_Task requirements_: Extract the listing in its entirety, keeping each line identical to the original.

<<<<

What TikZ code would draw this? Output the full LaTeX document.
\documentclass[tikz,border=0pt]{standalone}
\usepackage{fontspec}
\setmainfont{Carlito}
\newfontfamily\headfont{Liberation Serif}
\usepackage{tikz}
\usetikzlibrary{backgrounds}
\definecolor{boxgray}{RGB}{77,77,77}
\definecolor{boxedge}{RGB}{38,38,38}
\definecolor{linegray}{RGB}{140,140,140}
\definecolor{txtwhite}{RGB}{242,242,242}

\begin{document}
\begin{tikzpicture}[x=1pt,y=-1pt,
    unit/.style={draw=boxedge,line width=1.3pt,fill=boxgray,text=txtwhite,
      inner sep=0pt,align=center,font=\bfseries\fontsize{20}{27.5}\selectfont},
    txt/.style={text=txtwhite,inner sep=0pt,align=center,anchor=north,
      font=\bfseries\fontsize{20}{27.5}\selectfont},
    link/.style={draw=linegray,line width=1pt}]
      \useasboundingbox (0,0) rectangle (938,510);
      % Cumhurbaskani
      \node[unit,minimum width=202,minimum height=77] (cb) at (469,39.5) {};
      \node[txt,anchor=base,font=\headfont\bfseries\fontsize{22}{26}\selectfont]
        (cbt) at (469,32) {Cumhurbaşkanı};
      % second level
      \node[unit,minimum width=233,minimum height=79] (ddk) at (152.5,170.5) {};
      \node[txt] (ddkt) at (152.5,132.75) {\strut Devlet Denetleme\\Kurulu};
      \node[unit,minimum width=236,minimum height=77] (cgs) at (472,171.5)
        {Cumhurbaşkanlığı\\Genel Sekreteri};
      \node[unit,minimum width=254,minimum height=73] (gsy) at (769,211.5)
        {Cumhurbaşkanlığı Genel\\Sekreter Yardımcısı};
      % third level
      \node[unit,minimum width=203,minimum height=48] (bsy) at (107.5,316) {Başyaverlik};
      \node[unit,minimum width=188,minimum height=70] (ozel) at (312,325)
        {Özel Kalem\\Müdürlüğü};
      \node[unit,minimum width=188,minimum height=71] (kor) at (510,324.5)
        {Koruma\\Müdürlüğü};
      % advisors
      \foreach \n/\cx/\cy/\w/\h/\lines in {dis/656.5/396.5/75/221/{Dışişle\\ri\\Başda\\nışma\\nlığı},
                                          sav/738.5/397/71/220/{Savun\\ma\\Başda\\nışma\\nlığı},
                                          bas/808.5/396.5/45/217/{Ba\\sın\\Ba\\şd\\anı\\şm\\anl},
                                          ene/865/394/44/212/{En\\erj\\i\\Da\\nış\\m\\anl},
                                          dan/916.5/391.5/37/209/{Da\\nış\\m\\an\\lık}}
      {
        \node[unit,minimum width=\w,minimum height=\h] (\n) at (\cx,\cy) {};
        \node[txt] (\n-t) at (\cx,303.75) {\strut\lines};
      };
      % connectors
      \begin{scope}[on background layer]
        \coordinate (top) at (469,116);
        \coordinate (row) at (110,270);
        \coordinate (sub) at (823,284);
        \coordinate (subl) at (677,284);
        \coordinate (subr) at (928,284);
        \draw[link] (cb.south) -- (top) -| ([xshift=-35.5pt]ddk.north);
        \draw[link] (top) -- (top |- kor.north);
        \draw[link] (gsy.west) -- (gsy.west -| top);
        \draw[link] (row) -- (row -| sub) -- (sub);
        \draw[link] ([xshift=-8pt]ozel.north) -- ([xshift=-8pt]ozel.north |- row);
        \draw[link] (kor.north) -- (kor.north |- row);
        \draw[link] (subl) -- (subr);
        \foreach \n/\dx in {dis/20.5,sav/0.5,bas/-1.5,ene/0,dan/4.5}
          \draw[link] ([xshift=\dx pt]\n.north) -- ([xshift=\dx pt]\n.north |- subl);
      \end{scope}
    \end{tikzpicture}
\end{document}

>>>>

_Problem solution_:
What TikZ code would draw this? Output the full LaTeX document.
\documentclass[tikz,border=0pt]{standalone}
\usepackage{fontspec}
\setmainfont{Carlito}
\newfontfamily\headfont{Liberation Serif}
\usepackage{tikz}
\usetikzlibrary{backgrounds}
\definecolor{boxgray}{RGB}{77,77,77}
\definecolor{boxedge}{RGB}{38,38,38}
\definecolor{linegray}{RGB}{140,140,140}
\definecolor{txtwhite}{RGB}{242,242,242}

\begin{document}
\begin{tikzpicture}[x=1pt,y=-1pt,
    unit/.style={draw=boxedge,line width=1.3pt,fill=boxgray,text=txtwhite,
      inner sep=0pt,align=center,font=\bfseries\fontsize{20}{27.5}\selectfont},
    txt/.style={text=txtwhite,inner sep=0pt,align=center,anchor=north,
      font=\bfseries\fontsize{20}{27.5}\selectfont},
    link/.style={draw=linegray,line width=1pt}]
      \useasboundingbox (0,0) rectangle (938,510);
      % Cumhurbaskani
      \node[unit,minimum width=202,minimum height=77] (cb) at (469,39.5) {};
      \node[txt,anchor=base,font=\headfont\bfseries\fontsize{22}{26}\selectfont]
        (cbt) at (469,32) {Cumhurbaşkanı};
      % second level
      \node[unit,minimum width=233,minimum height=79] (ddk) at (152.5,170.5) {};
      \node[txt] (ddkt) at (152.5,132.75) {\strut Devlet Denetleme\\Kurulu};
      \node[unit,minimum width=236,minimum height=77] (cgs) at (472,171.5)
        {Cumhurbaşkanlığı\\Genel Sekreteri};
      \node[unit,minimum width=254,minimum height=73] (gsy) at (769,211.5)
        {Cumhurbaşkanlığı Genel\\Sekreter Yardımcısı};
      % third level
      \node[unit,minimum width=203,minimum height=48] (bsy) at (107.5,316) {Başyaverlik};
      \node[unit,minimum width=188,minimum height=70] (ozel) at (312,325)
        {Özel Kalem\\Müdürlüğü};
      \node[unit,minimum width=188,minimum height=71] (kor) at (510,324.5)
        {Koruma\\Müdürlüğü};
      % advisors
      \foreach \n/\cx/\cy/\w/\h/\lines in {dis/656.5/396.5/75/221/{Dışişle\\ri\\Başda\\nışma\\nlığı},
                                          sav/738.5/397/71/220/{Savun\\ma\\Başda\\nışma\\nlığı},
                                          bas/808.5/396.5/45/217/{Ba\\sın\\Ba\\şd\\anı\\şm\\anl},
                                          ene/865/394/44/212/{En\\erj\\i\\Da\\nış\\m\\anl},
                                          dan/916.5/391.5/37/209/{Da\\nış\\m\\an\\lık}}
      {
        \node[unit,minimum width=\w,minimum height=\h] (\n) at (\cx,\cy) {};
        \node[txt] (\n-t) at (\cx,303.75) {\strut\lines};
      };
      % connectors
      \begin{scope}[on background layer]
        \coordinate (top) at (469,116);
        \coordinate (row) at (110,270);
        \coordinate (sub) at (823,284);
        \coordinate (subl) at (677,284);
        \coordinate (subr) at (928,284);
        \draw[link] (cb.south) -- (top) -| ([xshift=-35.5pt]ddk.north);
        \draw[link] (top) -- (top |- kor.north);
        \draw[link] (gsy.west) -- (gsy.west -| top);
        \draw[link] (row) -- (row -| sub) -- (sub);
        \draw[link] ([xshift=-8pt]ozel.north) -- ([xshift=-8pt]ozel.north |- row);
        \draw[link] (kor.north) -- (kor.north |- row);
        \draw[link] (subl) -- (subr);
        \foreach \n/\dx in {dis/20.5,sav/0.5,bas/-1.5,ene/0,dan/4.5}
          \draw[link] ([xshift=\dx pt]\n.north) -- ([xshift=\dx pt]\n.north |- subl);
      \end{scope}
    \end{tikzpicture}
\end{document}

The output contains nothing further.